Section 21 notice - this is the standard type of notice which is served when a landlord wishes to repossess their property and the tenancy is outside its fixed term (ie the initial term of the tenancy has expired).

Section 8 notice - this type of notice can be used if the tenants have breached the tenancy agreement (eg failure to pay rent or anti-social behaviour).

The first step is serving the Section 21 notice or the Section 8 notice, as appropriate.

Section 21 notices must normally provide at least 2 months' notice to the tenant. Section 8 notices can provide between 2 weeks and 2 months of notice - depending on the nature of terms that have been breached by the tenant. 

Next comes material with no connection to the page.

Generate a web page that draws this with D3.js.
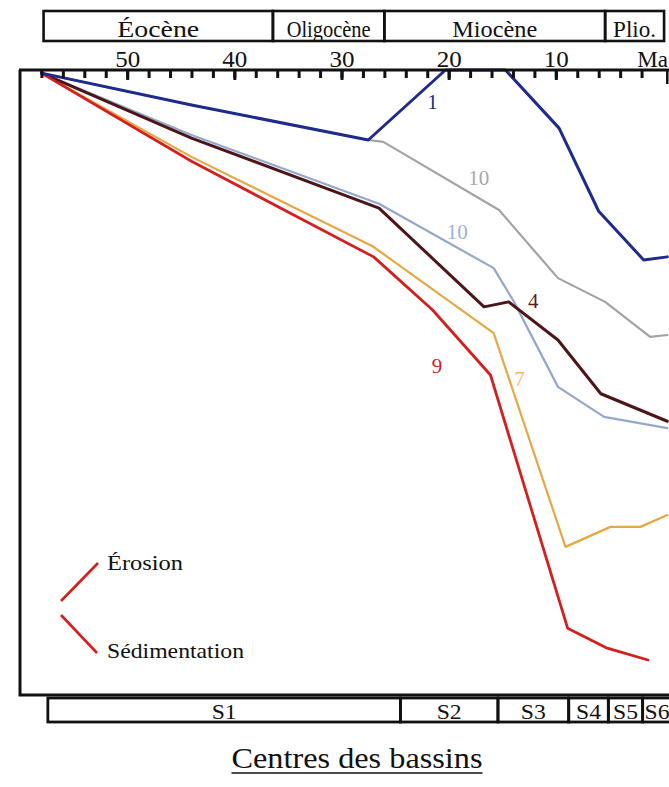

Where a landlord is seeking to evict a tenant who has always been on a periodic (or 'rolling') tenancy (ie a tenant who was never on a fixed-term tenancy), more notice may need to be given. This is because the notice needs to expire at the end of a rental period (ie the notice must expire on the last day of the rental period). For example, take a periodic tenancy that rolls from month to month (ie rent being paid monthly on the first of the month). A landlord serves a section 21 notice partway through the month, on the 15 March. The eviction notice would have to provide 2 months' notice (ie 15 May) but would not be able to end until the last day of the rental period (ie the end of the rental month, here 31 May).

Proof of service notice must be retained, either by filling out a certification of service form (N215) or by writing 'served by [name of landlord] on [date]' on the notice and keeping a copy. If tenants have not vacated by the relevant date, an accelerated possession order can be sought.

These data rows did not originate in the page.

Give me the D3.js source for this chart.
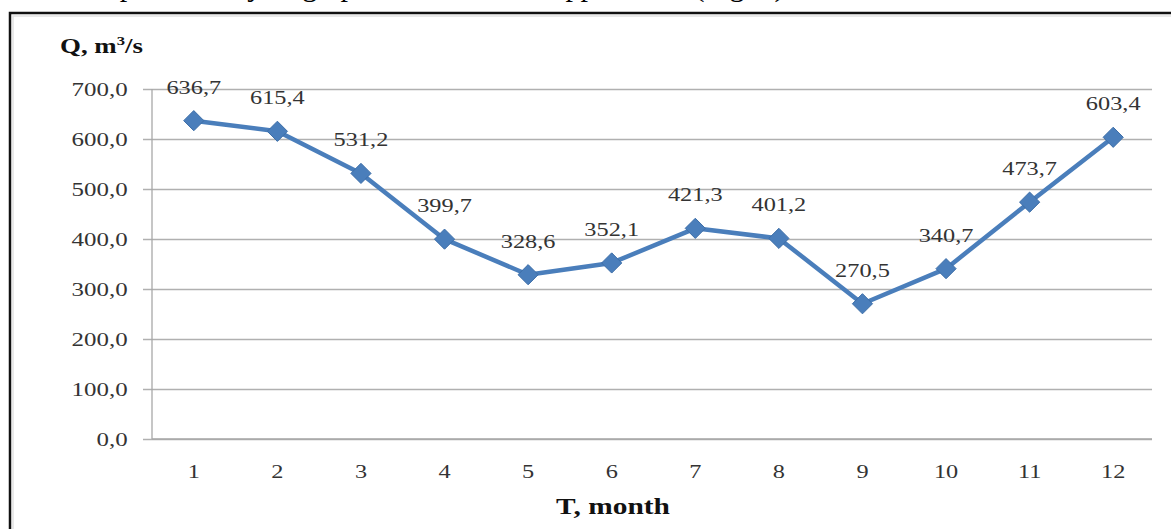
<!DOCTYPE html>
<html>
<head>
<meta charset="utf-8">
<script src="https://cdn.jsdelivr.net/npm/d3@7"></script>
<style>
  html, body { margin: 0; padding: 0; background: #fff; }
  svg { display: block; }
</style>
</head>
<body>
<svg id="chart" width="1171" height="529"></svg>
<script>
const months = ["1","2","3","4","5","6","7","8","9","10","11","12"];
const discharge = [636.7, 615.4, 531.2, 399.7, 328.6, 352.1, 421.3, 401.2, 270.5, 340.7, 473.7, 603.4];
const yTicks = [0, 100, 200, 300, 400, 500, 600, 700];
const yTitle = "Q, m";
const xTitle = "T, month";
const pageText = "The shape of the hydrograph has a concave appearance (Fig. 3).";

const svg = d3.select("#chart");
const fmt = v => d3.format(".1f")(v).replace(".", ",");
const serif = "'Liberation Serif', 'Times New Roman', serif";
const SX = 1.28; // horizontal stretch of the chart's text

// page text (cut off at top)
svg.append("text")
  .attr("x", 792).attr("y", -4).attr("text-anchor", "end")
  .attr("font-family", serif)
  .attr("font-size", 30).attr("fill", "#000")
  .text(pageText);

// outer frame
svg.append("rect").attr("x", 10).attr("y", 13).attr("width", 1180).attr("height", 540)
  .attr("fill", "none").attr("stroke", "#111").attr("stroke-width", 2.5);
svg.append("rect").attr("x", 13).attr("y", 16).attr("width", 1180).attr("height", 540)
  .attr("fill", "none").attr("stroke", "#e2e2e2").attr("stroke-width", 1.5);

const x = d3.scaleBand().domain(months).range([152, 1155]);
const y = d3.scaleLinear().domain([0, 700]).range([439, 89]);

// gridlines + y labels
const gy = svg.append("g").attr("transform", "translate(152,0)")
  .call(d3.axisLeft(y).tickValues(yTicks).tickSize(-(1152 - 152)).tickPadding(19).tickFormat(fmt));
gy.select(".domain").remove();
gy.selectAll(".tick line").attr("stroke", "#b0b0b0").attr("stroke-width", 1.3).attr("x1", -9);
gy.selectAll(".tick text").attr("font-family", serif).attr("font-size", 19.5).attr("fill", "#333")
  .attr("transform", `scale(${SX},1)`);

// y axis line
svg.append("line").attr("x1", 152).attr("x2", 152).attr("y1", 89).attr("y2", 439)
  .attr("stroke", "#a8a8a8").attr("stroke-width", 1.3);

// x axis
const gx = svg.append("g").attr("transform", "translate(0,439)")
  .call(d3.axisBottom(x).tickSize(0).tickPadding(26));
gx.select(".domain").attr("stroke", "#a8a8a8").attr("stroke-width", 1.3).attr("d", "M152,0H1152");
gx.selectAll(".tick text").attr("font-family", serif).attr("font-size", 19).attr("fill", "#333")
  .attr("transform", `scale(${SX},1)`);

const cx = d => x(d) + x.bandwidth() / 2;

// line
svg.append("path")
  .datum(discharge)
  .attr("fill", "none").attr("stroke", "#4a7ebb").attr("stroke-width", 4.5).attr("stroke-linejoin", "round")
  .attr("d", d3.line().x((d, i) => cx(months[i])).y(d => y(d)));

// markers
svg.append("g").selectAll("path").data(discharge).join("path")
  .attr("d", d3.symbol(d3.symbolDiamond2, 260)())
  .attr("transform", (d, i) => `translate(${cx(months[i])},${y(d)})`)
  .attr("fill", "#4a7ebb").attr("stroke", "#3d6ea8").attr("stroke-width", 1);

// data labels
svg.append("g").selectAll("text").data(discharge).join("text")
  .attr("x", 0).attr("y", 0)
  .attr("transform", (d, i) => `translate(${cx(months[i])},${y(d) - 27}) scale(${SX},1)`)
  .attr("text-anchor", "middle")
  .attr("font-family", serif).attr("font-size", 19).attr("fill", "#333")
  .text(fmt);

// y title
const yt = svg.append("text").attr("x", 0).attr("y", 0)
  .attr("transform", `translate(60,53) scale(${SX},1)`)
  .attr("font-family", serif).attr("font-size", 21).attr("font-weight", "bold").attr("fill", "#111");
yt.append("tspan").text(yTitle);
yt.append("tspan").attr("font-size", 13).attr("dy", -8).text("3");
yt.append("tspan").attr("dy", 8).text("/s");

// x title
svg.append("text").attr("x", 0).attr("y", 0).attr("text-anchor", "middle")
  .attr("transform", `translate(613,514) scale(${SX},1)`)
  .attr("font-family", serif).attr("font-size", 23).attr("font-weight", "bold").attr("fill", "#111")
  .text(xTitle);
</script>
</body>
</html>
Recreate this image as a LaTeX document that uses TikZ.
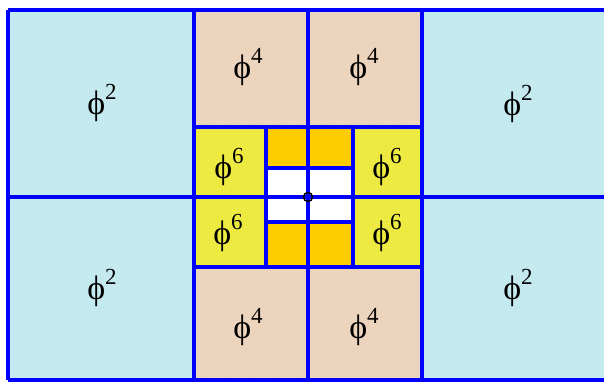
\documentclass[tikz,border=0pt]{standalone}
\usepackage{fontspec}
\setmainfont{Liberation Serif}
\usetikzlibrary{patterns}
\definecolor{wcyan}{RGB}{196,234,240}
\definecolor{wtan}{RGB}{236,210,186}
\definecolor{wyel}{RGB}{236,236,70}
\definecolor{worange}{RGB}{255,204,0}
\definecolor{wblue}{RGB}{0,0,255}
\tikzset{
  gridline/.style={draw=wblue,line width=3.5pt},
  lbl/.style={font=\fontsize{34}{38}\selectfont,inner sep=0pt},
}
\newcommand{\ph}[1]{ϕ\raisebox{0.42em}{\fontsize{23}{26}\selectfont #1}}
\begin{document}
\begin{tikzpicture}[x=1pt,y=-1pt]
\useasboundingbox (0,0) rectangle (604,381);
\fill[white] (0,0) rectangle (604,381);
% regions
\fill[wcyan] (8,10) rectangle (606,380);
\fill[wtan] (194,10) rectangle (422,380);
\fill[wyel] (194,127) rectangle (422,267);
\fill[worange] (266,127) rectangle (353,267);
\fill[white] (266,168) rectangle (353,222);
% textures (subtle)
\fill[pattern=dots,pattern color=yellow!60!orange] (194,127) rectangle (266,267);
\fill[pattern=dots,pattern color=yellow!60!orange] (353,127) rectangle (422,267);
\fill[pattern=crosshatch dots,pattern color=brown!25] (194,10) rectangle (422,127);
\fill[pattern=crosshatch dots,pattern color=brown!25] (194,267) rectangle (422,380);
% grid lines
\draw[gridline] (8,10) -- (606,10);
\draw[gridline] (8,380) -- (606,380);
\draw[gridline] (8,10) -- (8,380);
\draw[gridline] (194,10) -- (194,380);
\draw[gridline] (422,10) -- (422,380);
\draw[gridline] (308,10) -- (308,380);
\draw[gridline] (8,197) -- (606,197);
\draw[gridline] (194,127) -- (422,127);
\draw[gridline] (194,267) -- (422,267);
\draw[gridline] (266,127) -- (266,267);
\draw[gridline] (353,127) -- (353,267);
\draw[gridline] (266,168) -- (353,168);
\draw[gridline] (266,222) -- (353,222);
\node[circle,draw=black,line width=1.5pt,minimum size=9pt,inner sep=0pt] (c) at (308,197) {};
% labels
\node[lbl] (p2a) at (102,103) {\ph{2}};
\node[lbl] (p2b) at (518,104) {\ph{2}};
\node[lbl] (p2c) at (102,288) {\ph{2}};
\node[lbl] (p2d) at (518,288) {\ph{2}};
\node[lbl] (p4a) at (248,67) {\ph{4}};
\node[lbl] (p4b) at (364,67) {\ph{4}};
\node[lbl] (p4c) at (248,327) {\ph{4}};
\node[lbl] (p4d) at (364,327) {\ph{4}};
\node[lbl] (p6a) at (229,167) {\ph{6}};
\node[lbl] (p6b) at (387,167) {\ph{6}};
\node[lbl] (p6c) at (228,233) {\ph{6}};
\node[lbl] (p6d) at (387,233) {\ph{6}};
\end{tikzpicture}
\end{document}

Landlords can apply to the court for a possession order if the tenants have not left by the end of the notice period.

Ask a lawyer for more information on applying for a possession order or court proceedings.

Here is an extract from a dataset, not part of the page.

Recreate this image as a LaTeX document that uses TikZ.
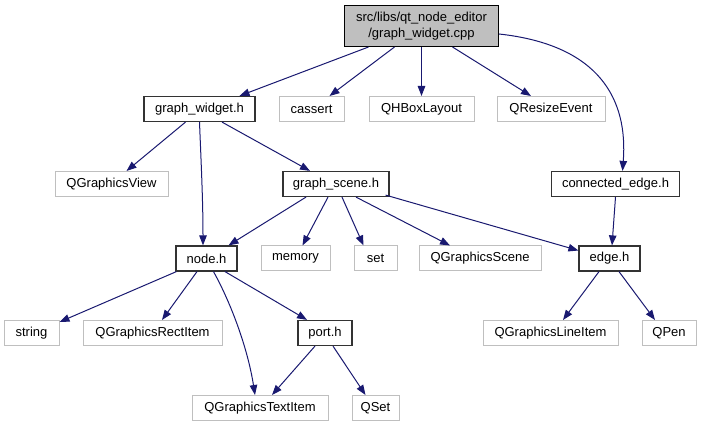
\documentclass[tikz,border=0pt]{standalone}
\usepackage{fontspec}
\setmainfont{Liberation Sans}
\usetikzlibrary{arrows.meta}
\definecolor{edgecol}{HTML}{191970}
\definecolor{graybox}{HTML}{BFBFBF}
\tikzset{
  base/.style={rectangle, minimum height=25pt, inner sep=0pt, font=\fontsize{13}{15.5}\selectfont, line width=1pt},
  hdr/.style={base, draw=black!80, line width=1.2pt},
  ext/.style={base, draw=graybox},
  conn/.style={draw=edgecol, line width=1pt, -{Triangle[length=10pt,width=7.5pt]}}
}
\begin{document}
\begin{tikzpicture}[x=1pt,y=-1pt]
\useasboundingbox (0,0) rectangle (701,427);
\node[base, draw=black, fill=graybox, minimum width=154pt, minimum height=41pt, align=center] (root) at (421.5,26) {src/libs/qt\_node\_editor\\/graph\_widget.cpp};
\node[hdr, minimum width=111pt] (gw) at (199.5,109) {graph\_widget.h};
\node[ext, minimum width=65pt] (cassert) at (311.5,109) {cassert};
\node[ext, minimum width=105pt] (qhb) at (421.5,109) {QHBoxLayout};
\node[ext, minimum width=108pt] (qre) at (551,109) {QResizeEvent};
\node[hdr, minimum width=128pt] (ce) at (615.5,184) {connected\_edge.h};
\node[ext, minimum width=113pt] (qgv) at (111.5,184) {QGraphicsView};
\node[hdr, minimum width=106pt] (gs) at (336,184) {graph\_scene.h};
\node[hdr, minimum width=61pt] (nodeh) at (206.5,258.5) {node.h};
\node[ext, minimum width=69pt] (memory) at (295.5,258.5) {memory};
\node[ext, minimum width=43pt] (set) at (375.5,258.5) {set};
\node[ext, minimum width=122pt] (qgs) at (480,258.5) {QGraphicsScene};
\node[hdr, minimum width=61pt] (edgeh) at (609.5,258.5) {edge.h};
\node[ext, minimum width=55pt] (string) at (31.5,333) {string};
\node[ext, minimum width=139pt] (qgri) at (152.5,333) {QGraphicsRectItem};
\node[hdr, minimum width=54pt] (port) at (325,333) {port.h};
\node[ext, minimum width=135pt] (qgli) at (550.5,333) {QGraphicsLineItem};
\node[ext, minimum width=54pt] (qpen) at (669,333) {QPen};
\node[ext, minimum width=136pt] (qgti) at (260,408) {QGraphicsTextItem};
\node[ext, minimum width=47pt] (qset) at (375.5,408) {QSet};

\draw[conn] ([xshift=-53pt]root.south) -- ([xshift=40pt]gw.north);
\draw[conn] ([xshift=-27pt]root.south) -- ([xshift=18pt]cassert.north);
\draw[conn] (root.south) -- (qhb.north);
\draw[conn] ([xshift=31pt]root.south) -- ([xshift=-20pt]qre.north);
\draw[conn] ([yshift=-8pt]root.east) .. controls (600,45) and (628,100) .. ([xshift=7pt]ce.north);
\draw[conn] ([xshift=-14pt]gw.south) -- ([xshift=15pt]qgv.north);
\draw[conn] (gw.south) .. controls (201,160) and (203,200) .. ([xshift=-3.5pt]nodeh.north);
\draw[conn] ([xshift=22.5pt]gw.south) -- ([xshift=-26pt]gs.north);
\draw[conn] ([xshift=-30pt]gs.south) -- ([xshift=22pt]nodeh.north);
\draw[conn] ([xshift=-8pt]gs.south) -- ([xshift=7pt]memory.north);
\draw[conn] ([xshift=6pt]gs.south) -- ([xshift=-12pt]set.north);
\draw[conn] ([xshift=20pt]gs.south) -- ([xshift=-30pt]qgs.north);
\draw[conn] ([xshift=-4pt,yshift=2pt]gs.south east) -- ([yshift=8pt]edgeh.west);
\draw[conn] (ce.south) -- ([xshift=2.5pt]edgeh.north);
\draw[conn] ([xshift=1pt]nodeh.south west) -- ([yshift=-2pt]string.north east);
\draw[conn] ([xshift=-9.5pt]nodeh.south) -- ([xshift=9.5pt]qgri.north);
\draw[conn] ([xshift=7pt]nodeh.south) .. controls (232,305) and (248,350) .. ([xshift=-5pt]qgti.north);
\draw[conn] ([xshift=18.5pt]nodeh.south) -- ([xshift=-18pt]port.north);
\draw[conn] ([xshift=-10pt]port.south) -- ([xshift=12pt]qgti.north);
\draw[conn] ([xshift=8pt]port.south) -- ([xshift=-10pt]qset.north);
\draw[conn] ([xshift=-10.5pt]edgeh.south) -- ([xshift=12.5pt]qgli.north);
\draw[conn] ([xshift=9.5pt]edgeh.south) -- ([xshift=-14pt]qpen.north);
\end{tikzpicture}
\end{document}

There are various circumstances under which Section 21 notices can be held invalid, including:

  • the landlord or agent has not registered with Rent Smart Wales
  • the landlord has not provided tenants with a current Energy Performance Certificate or gas safety record
  • if sufficient notice has not been provided
  • if a deposit has not been placed in a valid deposit protection scheme
  • the landlord has not repaid any unlawfully charged fees or returned an unlawfully retained holding deposit for tenancies starting after 1 September 2019 - read Tenant fees for more information

Section 21 notices can currently be used for any reason (or indeed no reason) - even if this is because a landlord wishes to avoid their repairing obligations. The Renting Homes (Wales) Act 2016, which is expected to come into force in spring 2022, will allow the court to refuse orders for repossession in cases of so-called ‘retaliatory eviction' (eg where a landlord issues a Section 21 notice because they are trying to avoid their obligations relating to repairing for fitness or human habitation).

It is very important that the contract holder has definitely abandoned the property (ie they haven’t just gone on an extended holiday) otherwise the landlord may be unlawfully evicting them. The landlord must give 4 weeks’ notice to the contract holder of the property as per section 220 of the Renting Homes (Wales) Act 2016. This notice must outline why they believe the property has been abandoned and that they intend to take possession at the end of the 4 week notice period.

If the landlord reasonably believes that the property has been abandoned (ie there have been no responses to any of the notices or rent paid) then they may enter the property and take possession.